Tulisan ini bukan untuk menjatuhkan kaum Bapak ya, disini saya mencoba membijaki fakta yang ada dan sebenarnya banyak alasan yang menjadikan unsur hadirnya orang ketiga dalam rumah tangga. Ada yang berasal dari lakinya dan ada juga dari istrinya. Tidak serta merta si laki yang salah.
Kadang perempuan harus lebih kreatif dalam berumah tangga. Memang sih menjadi seorang ibu rumah tangga itu harus memiliki kekuatan supranatural dan suprafisik yang kuat, dikarenakan seorang ibu rumah tangga harus tetap sehat dan tidak boleh sakit, tidak boleh capek dan harus cepat serta lincah dalam pergerakan karena seorang ibu dapat melakukan banyak pekerjaan sekaligus dalam waktu yang bersamaan. Namun semua ini tak cukup untuk membuat seorang suami betah di rumah.
Semakin seorang istri mencoba lebih baik, semakin dirinya terlihat tidak sempurna di mata suami. Hal ini dikarenakan seorang suami yang  sering keluar bergaul dan bersosialisasi dengan banyak akan menjadi penyebab makin banyak persyaratan kesempurnaan dari padangan para suami. Berbanding terbalik dengan istri. Seorang istri yang hanya di rumah saja dan memiliki keterbatasan pandangan mengenai kesempurnaan, hanya memandang kesempurnaan itu sebatas kehidupanya sebagai seorang istri dan seorang ibu saja.  Oleh sebab itu seorang istri harus lebih kreatif. Kreatif.

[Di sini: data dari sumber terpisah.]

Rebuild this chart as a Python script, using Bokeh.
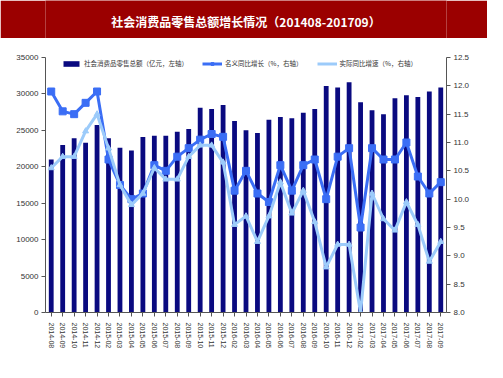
import math
from bokeh.plotting import figure
from bokeh.models import Range1d, LinearAxis, FixedTicker, Legend, LegendItem, ColumnDataSource, NumeralTickFormatter
from bokeh.layouts import column
from bokeh.core.properties import value
from bokeh.embed import file_html
from bokeh.resources import INLINE

months = ["2014-08", "2014-09", "2014-10", "2014-11", "2014-12",
          "2015-02", "2015-03", "2015-04", "2015-05", "2015-06", "2015-07", "2015-08",
          "2015-09", "2015-10", "2015-11", "2015-12",
          "2016-02", "2016-03", "2016-04", "2016-05", "2016-06", "2016-07", "2016-08",
          "2016-09", "2016-10", "2016-11", "2016-12",
          "2017-02", "2017-03", "2017-04", "2017-05", "2017-06", "2017-07", "2017-08", "2017-09"]

retail_total = [21000, 22980, 23900, 23300, 25730,
                23900, 22600, 22250, 24080, 24270, 24270, 24800,
                25180, 28120, 27940, 28490,
                26280, 25000, 24630, 26470, 26830, 26650, 27430,
                27940, 31100, 30870, 31600,
                28850, 27750, 27200, 29400, 29820, 29590, 30320, 30870]

nominal_growth = [11.9, 11.55, 11.5, 11.7, 11.9,
                  10.7, 10.25, 10.0, 10.1, 10.6, 10.5, 10.75,
                  10.9, 11.05, 11.15, 11.1,
                  10.15, 10.5, 10.1, 9.95, 10.6, 10.15, 10.6,
                  10.7, 10.0, 10.75, 10.9,
                  9.5, 10.9, 10.7, 10.7, 11.0, 10.4, 10.1, 10.3]

real_growth = [10.55, 10.75, 10.75, 11.2, 11.5,
               10.9, 10.25, 9.9, 10.1, 10.55, 10.35, 10.35,
               10.75, 10.95, 10.95, 10.65,
               9.55, 9.7, 9.25, 9.7, 10.3, 9.75, 10.15,
               9.6, 8.8, 9.2, 9.2,
               8.0, 10.1, 9.65, 9.45, 9.95, 9.55, 8.9, 9.25]

title_text = "社会消费品零售总额增长情况（201408-201709）"
legend_labels = ["社会消费品零售总额（亿元，左轴）", "名义同比增长（%，右轴）", "实际同比增速（%，右轴）"]

W = 487
TITLE_H = 38
MAIN_H = 324

# Title bar
t = figure(width=W, height=TITLE_H, x_range=Range1d(0, 1), y_range=Range1d(0, 1),
           output_backend="svg", toolbar_location=None,
           min_border_left=0, min_border_right=0, min_border_top=0, min_border_bottom=0)
t.axis.visible = False
t.grid.visible = False
t.outline_line_color = None
t.background_fill_color = "#9B0000"
t.border_fill_color = "#9B0000"
t.text(x=[0.5], y=[0.45], text=[title_text], text_align="center", text_baseline="middle",
       text_color="white", text_font=value("Noto Sans CJK SC"), text_font_style="bold",
       text_font_size="12px")

# Main chart
p = figure(width=W, height=MAIN_H, x_range=months, y_range=Range1d(0, 35000),
           output_backend="svg", toolbar_location=None,
           min_border_left=45, min_border_right=41, min_border_top=19, min_border_bottom=50)
p.extra_y_ranges = {"right": Range1d(8.0, 12.5)}
p.grid.visible = False
p.outline_line_color = None
p.background_fill_color = "white"
p.border_fill_color = "white"

src = ColumnDataSource(dict(m=months, total=retail_total, nom=nominal_growth, real=real_growth))

bars = p.vbar(x="m", top="total", width=0.42, source=src, fill_color="#0A0A80", line_color=None)
nom_line = p.line(x="m", y="nom", source=src, y_range_name="right", line_color="#3B6EF5", line_width=3)
nom_pts = p.scatter(x="m", y="nom", source=src, y_range_name="right", marker="square", size=7,
                    fill_color="#3B6EF5", line_color="#3B6EF5")
real_line = p.line(x="m", y="real", source=src, y_range_name="right", line_color="#9CCBFA", line_width=3)
real_pts = p.scatter(x="m", y="real", source=src, y_range_name="right", marker="triangle", size=6,
                     fill_color="#9CCBFA", line_color="#9CCBFA")

# Axes styling
lab_font = "Liberation Sans"
ax = p.yaxis[0]
ax.ticker = FixedTicker(ticks=list(range(0, 35001, 5000)))
ax.axis_line_color = "#555555"
ax.major_tick_line_color = "#555555"
ax.major_tick_out = 4
ax.major_tick_in = 0
ax.minor_tick_line_color = None
ax.major_label_text_font = lab_font
ax.major_label_text_font_size = "8px"
ax.major_label_text_color = "#333333"
ax.major_label_standoff = 3

ry = LinearAxis(y_range_name="right", ticker=FixedTicker(ticks=[8.0 + 0.5 * i for i in range(10)]))
ry.formatter = NumeralTickFormatter(format="0.0")
ry.axis_line_color = "#555555"
ry.major_tick_line_color = "#555555"
ry.major_tick_out = 4
ry.major_tick_in = 0
ry.minor_tick_line_color = None
ry.major_label_text_font = lab_font
ry.major_label_text_font_size = "8px"
ry.major_label_text_color = "#333333"
ry.major_label_standoff = 3
p.add_layout(ry, "right")

xa = p.xaxis[0]
xa.axis_line_color = "#555555"
xa.major_tick_line_color = "#555555"
xa.major_tick_out = 4
xa.major_tick_in = 0
xa.major_label_orientation = -math.pi / 2
xa.major_label_text_font = lab_font
xa.major_label_text_font_size = "7px"
xa.major_label_text_color = "#333333"
xa.major_label_standoff = 6

legend = Legend(items=[
    LegendItem(label=legend_labels[0], renderers=[bars]),
    LegendItem(label=legend_labels[1], renderers=[nom_line, nom_pts]),
    LegendItem(label=legend_labels[2], renderers=[real_line]),
], orientation="horizontal", location=(16, 244))
legend.label_text_font = "Noto Sans CJK SC"
legend.label_text_font_size = "6.5px"
legend.label_text_color = "#333333"
legend.glyph_width = 20
legend.glyph_height = 7
legend.spacing = 14
legend.padding = 0
legend.margin = 0
legend.label_standoff = 3
legend.border_line_color = None
legend.background_fill_alpha = 0
p.add_layout(legend, "center")

layout = column(t, p, spacing=0)
open("out.html", "w").write(file_html(layout, INLINE))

Yang dimaksud kreatif ini adalah segi pandangan dalam menjalani dan membina rumah tangga. Anggap saja sedang berpacaran dengan suami. Istri harus selalu memiliki kewaspadaan dengan semua perilaku suami. Maksudnya saya tidak mengajarkan untuk selalu curiga, melainkan istri harus agresif untuk mencari tahu penyebab perubahan sikap jika suami sudah mulai berubah, agresif dalam menyelesaikan masalah jika sudah ada pematik. Dan agresif belajar mencari tahu apa yang menjadi hobi baru suami, baik itu hobi bersosialnya maupun pada hobi intimnnya.
Ingat...! Istri bukanlah pembantu. Kata ini adalah penekanan untuk para suami.